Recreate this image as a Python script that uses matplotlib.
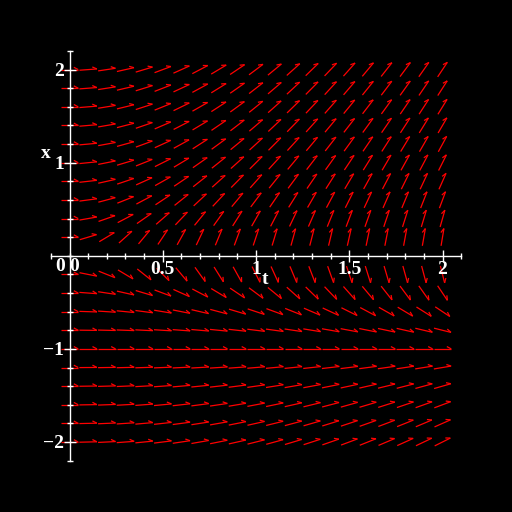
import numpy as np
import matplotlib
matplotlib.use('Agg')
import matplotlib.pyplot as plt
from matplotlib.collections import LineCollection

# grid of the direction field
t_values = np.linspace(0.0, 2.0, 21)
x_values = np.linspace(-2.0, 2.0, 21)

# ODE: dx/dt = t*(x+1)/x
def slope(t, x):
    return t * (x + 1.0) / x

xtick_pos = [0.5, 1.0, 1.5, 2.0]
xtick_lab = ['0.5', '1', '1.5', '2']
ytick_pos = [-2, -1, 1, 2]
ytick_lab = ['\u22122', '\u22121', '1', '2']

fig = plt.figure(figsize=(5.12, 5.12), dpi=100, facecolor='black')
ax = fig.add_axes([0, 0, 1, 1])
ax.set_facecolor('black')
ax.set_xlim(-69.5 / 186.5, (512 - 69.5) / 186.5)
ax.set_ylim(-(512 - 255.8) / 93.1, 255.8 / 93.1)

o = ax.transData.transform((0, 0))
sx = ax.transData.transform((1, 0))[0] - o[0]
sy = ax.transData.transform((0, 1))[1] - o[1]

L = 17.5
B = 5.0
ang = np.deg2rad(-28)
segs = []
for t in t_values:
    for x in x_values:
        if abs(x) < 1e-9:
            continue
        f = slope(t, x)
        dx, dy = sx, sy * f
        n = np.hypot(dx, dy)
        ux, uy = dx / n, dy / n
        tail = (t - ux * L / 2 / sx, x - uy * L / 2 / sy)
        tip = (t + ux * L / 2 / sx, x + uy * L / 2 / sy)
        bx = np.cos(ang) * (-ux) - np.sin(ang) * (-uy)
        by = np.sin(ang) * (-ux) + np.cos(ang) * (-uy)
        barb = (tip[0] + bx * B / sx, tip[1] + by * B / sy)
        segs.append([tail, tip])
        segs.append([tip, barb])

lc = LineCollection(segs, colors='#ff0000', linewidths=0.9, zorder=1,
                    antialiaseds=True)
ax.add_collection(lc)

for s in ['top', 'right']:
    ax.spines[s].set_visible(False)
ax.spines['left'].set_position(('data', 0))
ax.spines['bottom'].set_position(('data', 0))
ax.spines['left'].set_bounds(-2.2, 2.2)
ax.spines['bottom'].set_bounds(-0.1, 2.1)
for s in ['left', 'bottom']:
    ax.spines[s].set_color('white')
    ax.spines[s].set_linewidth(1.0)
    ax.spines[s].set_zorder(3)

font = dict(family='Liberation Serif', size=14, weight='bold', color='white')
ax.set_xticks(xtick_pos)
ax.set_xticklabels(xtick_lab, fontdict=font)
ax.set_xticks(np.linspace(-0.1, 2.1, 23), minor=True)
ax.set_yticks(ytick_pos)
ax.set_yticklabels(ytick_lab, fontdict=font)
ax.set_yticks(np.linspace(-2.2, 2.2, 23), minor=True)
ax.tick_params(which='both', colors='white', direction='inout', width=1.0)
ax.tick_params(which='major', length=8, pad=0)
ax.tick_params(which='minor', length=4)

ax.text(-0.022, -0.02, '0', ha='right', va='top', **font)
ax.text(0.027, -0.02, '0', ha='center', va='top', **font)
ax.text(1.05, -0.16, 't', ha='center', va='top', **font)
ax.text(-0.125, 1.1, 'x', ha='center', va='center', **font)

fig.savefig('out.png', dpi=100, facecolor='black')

WORK TO BE COMPLETED - Look above for lines with the word "matplotlib" and copy them all.

COMPLETED TASK -
Recreate this image as a Python script that uses matplotlib.
import matplotlib
matplotlib.use('Agg')
import matplotlib.pyplot as plt
from matplotlib.collections import LineCollection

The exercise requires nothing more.